Tubert sisters enjoying separate success

This article is published on an external website managed by the Burbank Leader on August 13, 2010, 2:35 PM.

Bits and pieces from the local sports scene.

Sarah and Emily Tubert excelling in different sports: It has been an exciting summer in the Tubert household.

Sisters Emily and Sarah Tubert have been able to enjoy major accomplishments in separate sports during their time off from school.

Emily, 18 — a recent Burroughs High graduate — has had a wealth of success in women's golf, as she has done well in tournaments across the nation. Article continues below:

Sarah, 16 — a senior at Burbank High — battled a fine group of competitors to earn a spot on a prestigious national women's volleyball team.

A versatile player, Sarah, who is deaf, has emerged as an impact all-league athlete for the Bulldogs. The 5-foot-11 setter and opposite hitter recently took part in a grueling two-day tryout in Northern California. After the two days, she was chosen as one of 14 players on the USA Deaf National Women's Volleyball Team.

She is the youngest player on Team USA. The oldest player on the squad is 28.

Tubert — who plays for the prestigious Santa Monica Beach Club travel team — will be representing the USA at the Deaf Olympic Games in Greece in 2013. Until then, she will be playing in national and international tournaments with the team.

Next year, the U.S. squad is scheduled to play in the Pan American Deaf Games in Brazil, along with the World Volleyball Championship in 2012.

Tubert will be a captain on this year's Burbank volleyball team.

Along with her success in volleyball, Tubert is also an accomplished goalkeeper for the Bulldogs' girls' water polo team. An all-league standout as a sophomore in 2009, she helped Burbank win its first-ever league championship.

Emily, a CIF Southern Section champion who is headed to the University of Arkansas, has spent her summer participating in a host of amateur tournaments.

This week, Tubert took part in the U.S. Women's Amateur Championship at Charlotte Country Club in North Carolina. She made the cut and advanced to match play.

In the round of 64, Tubert, seeded 41st, won her first match, defeating No. 24 Beverly Mendoza of the Philippines, 3 and 2. However, in the round of 32, Tubert was beaten by No. 9 Sara-Maude Juneau of Canada, 6 and 4.

During stroke play Tubert shot even-par, with rounds of 76 and 72 for a two-day total of 148.

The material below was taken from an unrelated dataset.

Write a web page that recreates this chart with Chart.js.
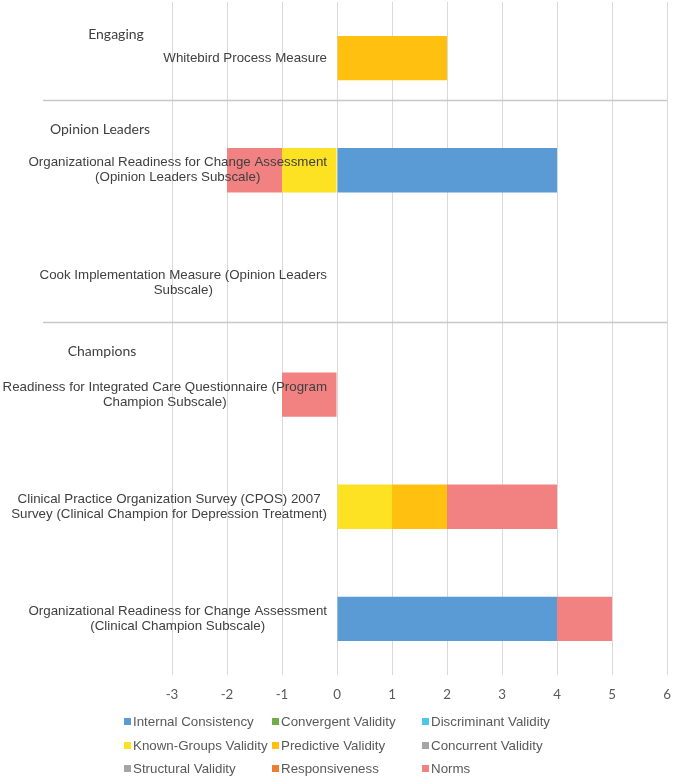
<!DOCTYPE html>
<html>
<head>
<meta charset="utf-8">
<script src="https://cdn.jsdelivr.net/npm/chart.js@4/dist/chart.umd.min.js"></script>
<style>
  html, body { margin: 0; padding: 0; background: #ffffff; }
  #wrap { position: relative; width: 674px; height: 778px; }
  #legend {
    position: absolute; left: 124px; top: 710px;
    display: grid; grid-template-columns: 148px 150px 150px;
    font-family: "Liberation Sans", Arial, sans-serif; font-size: 13.33px; color: #595959;
  }
  #legend .item { height: 23.5px; display: flex; align-items: center; white-space: nowrap; }
  #legend .sw { width: 7px; height: 7px; margin-right: 2px; flex: none; }
</style>
</head>
<body>
<div id="wrap">
  <canvas id="c" width="674" height="778"></canvas>
  <div id="legend"></div>
</div>
<script>
// ---- data ----
const categories = [
  "Whitebird Process Measure",
  ["Organizational Readiness for Change Assessment", "(Opinion Leaders Subscale)"],
  ["Cook Implementation Measure (Opinion Leaders", "Subscale)"],
  ["Readiness for Integrated Care Questionnaire (Program", "Champion Subscale)"],
  ["Clinical Practice Organization Survey (CPOS) 2007", "Survey (Clinical Champion for Depression Treatment)"],
  ["Organizational Readiness for Change Assessment", "(Clinical Champion Subscale)"]
];
const seriesNames = [
  "Internal Consistency", "Convergent Validity", "Discriminant Validity",
  "Known-Groups Validity", "Predictive Validity", "Concurrent Validity",
  "Structural Validity", "Responsiveness", "Norms"
];
const internalConsistency = [null, 4, null, null, null, 4];
const convergentValidity  = [null, null, null, null, null, null];
const discriminantValidity = [null, null, null, null, null, null];
const knownGroupsValidity = [null, -1, null, null, 1, null];
const predictiveValidity  = [2, null, null, null, 1, null];
const concurrentValidity  = [null, null, null, null, null, null];
const structuralValidity  = [null, null, null, null, null, null];
const responsiveness      = [null, null, null, null, null, null];
const norms               = [null, -1, null, -1, 2, 1];
const xTickValues = [-3, -2, -1, 0, 1, 2, 3, 4, 5, 6];
const groupHeaders = ["Engaging", "Opinion Leaders", "Champions"];

// ---- styling ----
const seriesColors = ["#5B9BD5", "#70AD47", "#4BC6E8", "#FCE222", "#FFC010", "#A5A5A5", "#A5A5A5", "#ED7D31", "#F28282"];
const seriesValues = [internalConsistency, convergentValidity, discriminantValidity, knownGroupsValidity,
  predictiveValidity, concurrentValidity, structuralValidity, responsiveness, norms];

// group header / separator positions expressed in category-index units
const headerPos = [{ idx: -0.21, cx: 116 }, { idx: 0.64, cx: 100 }, { idx: 2.62, cx: 102 }];
const separatorPos = [0.375, 2.355];

const overlay = {
  id: 'overlay',
  beforeDatasetsDraw(chart) {
    const { ctx, scales: { y }, chartArea } = chart;
    ctx.save();
    ctx.strokeStyle = '#C8C8C8';
    ctx.lineWidth = 1.3;
    separatorPos.forEach(p => {
      const py = Math.round(y.getPixelForValue(p)) + 0.5;
      ctx.beginPath(); ctx.moveTo(43, py); ctx.lineTo(chartArea.right, py); ctx.stroke();
    });
    ctx.restore();
  },
  afterDatasetsDraw(chart) {
    const { ctx, scales: { x, y } } = chart;
    ctx.save();
    // category labels, block right-aligned next to the zero line, lines centred
    ctx.font = '13.33px "Liberation Sans", Arial, sans-serif';
    ctx.fillStyle = '#404040';
    ctx.textAlign = 'center';
    ctx.textBaseline = 'middle';
    const rightEdge = x.getPixelForValue(0) - 10;
    const lh = 15;
    chart.data.labels.forEach((lab, i) => {
      const lines = Array.isArray(lab) ? lab : [lab];
      const w = Math.max(...lines.map(l => ctx.measureText(l).width));
      const cx = rightEdge - w / 2;
      const cy = y.getPixelForValue(i);
      lines.forEach((l, k) => {
        ctx.fillText(l, cx, cy + (k - (lines.length - 1) / 2) * lh);
      });
    });
    // group headers
    ctx.font = '14px Lato, "Open Sans", sans-serif';
    ctx.fillStyle = '#404040';
    groupHeaders.forEach((h, i) => {
      ctx.fillText(h, headerPos[i].cx, y.getPixelForValue(headerPos[i].idx));
    });
    ctx.restore();
  }
};

const datasets = seriesNames.map((name, i) => ({
  label: name,
  data: seriesValues[i],
  backgroundColor: seriesColors[i],
  borderWidth: 0,
  categoryPercentage: 1.0,
  barPercentage: 0.395
}));

new Chart(document.getElementById('c'), {
  type: 'bar',
  data: { labels: categories, datasets },
  options: {
    indexAxis: 'y',
    responsive: false,
    animation: false,
    layout: { padding: { top: 2, right: 0, left: 0, bottom: 0 } },
    plugins: { legend: { display: false }, tooltip: { enabled: false } },
    scales: {
      x: {
        stacked: true,
        min: -3, max: 6,
        afterBuildTicks: s => { s.ticks = xTickValues.map(v => ({ value: v })); },
        afterFit: s => { s.height = 103; s.paddingRight = 7; },
        grid: { color: '#D9D9D9', lineWidth: 1, drawTicks: false },
        border: { display: false },
        ticks: {
          padding: 12,
          color: '#595959',
          font: { family: 'Lato, "Open Sans", sans-serif', size: 13.33 }
        }
      },
      y: {
        stacked: true,
        afterFit: s => { s.width = 172; },
        grid: { display: false, drawTicks: false },
        border: { display: false },
        ticks: { display: false }
      }
    }
  },
  plugins: [overlay]
});

// legend (HTML, built from the series arrays)
const lg = document.getElementById('legend');
seriesNames.forEach((name, i) => {
  const d = document.createElement('div');
  d.className = 'item';
  d.innerHTML = '<span class="sw" style="background:' + seriesColors[i] + '"></span><span></span>';
  d.lastChild.textContent = name;
  lg.appendChild(d);
});
</script>
</body>
</html>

In June, she captured a title in the 2010 U.S. Women's Amateur Public Links Championship.

Along with winning a CIF title as a senior for the Indians, Tubert also captured her second straight Pacific League championship.

CIF tightens standards for metal baseball bats: In a move to better protect high school athletes, save schools money and ensure a level playing field on prep baseball diamonds throughout the state, the CIF Wednesday announced tighter standards for non-wooden baseball bats that will go into effect for the 2010-11 baseball season.

The new standards, ratified last week by the CIF State Executive Committee, come on the heels of decisions at the national level, several high-profile accidents and a recent California legislative proposal from State Assemblyman Jared Huffman (D-San Rafael), according to CIF officials, who underscored that the changes reflect the broader concerns of its members and the high school sports community statewide.

Highlights of the new performance standards include:

The implementation of the new National Federation of State High School Assn. Batted Ball Coefficient of Restitution performance standards for composite baseball bats to the 2011 season; initially the national standards for both composite and aluminum bats were to go into effect in 2012.

The acceleration of the new performance standards for aluminum bats to the 2010-11 season (a provision that allows for the use of current aluminum bats in 2010-11 if new aluminum bats are commercially unavailable by Jan. 1.)

All non-wood bats must be affixed with a stamp/decal that shows the bats are "tamper-proof" so they cannot be modified to enhance performance beyond what they have been tested for, otherwise known as "bat rolling."

"In addition to addressing safety issues raised by legislators, our approach is intended to minimize the fiscal impact on schools and families, who could otherwise have been required to purchase expensive bats twice — for both the 2011 and 2012 seasons," CIF State Executive Director Marie M. Ishida said. "Additionally, our decision helps protect the integrity of baseball by weeding out modified high-performance bats that provide an unfair advantage and have no place on the baseball diamond."

Ishida commended Assemblyman Huffman for closely working with CIF to find a workable solution to address the concerns of all stakeholders.

"This approach was highly constructive, and we appreciate the opportunity to collaborate with him on this important matter," she said. "Our agreed upon approach gets to the core issues without imposing increased costs and a wooden-bats-only policy as originally proposed."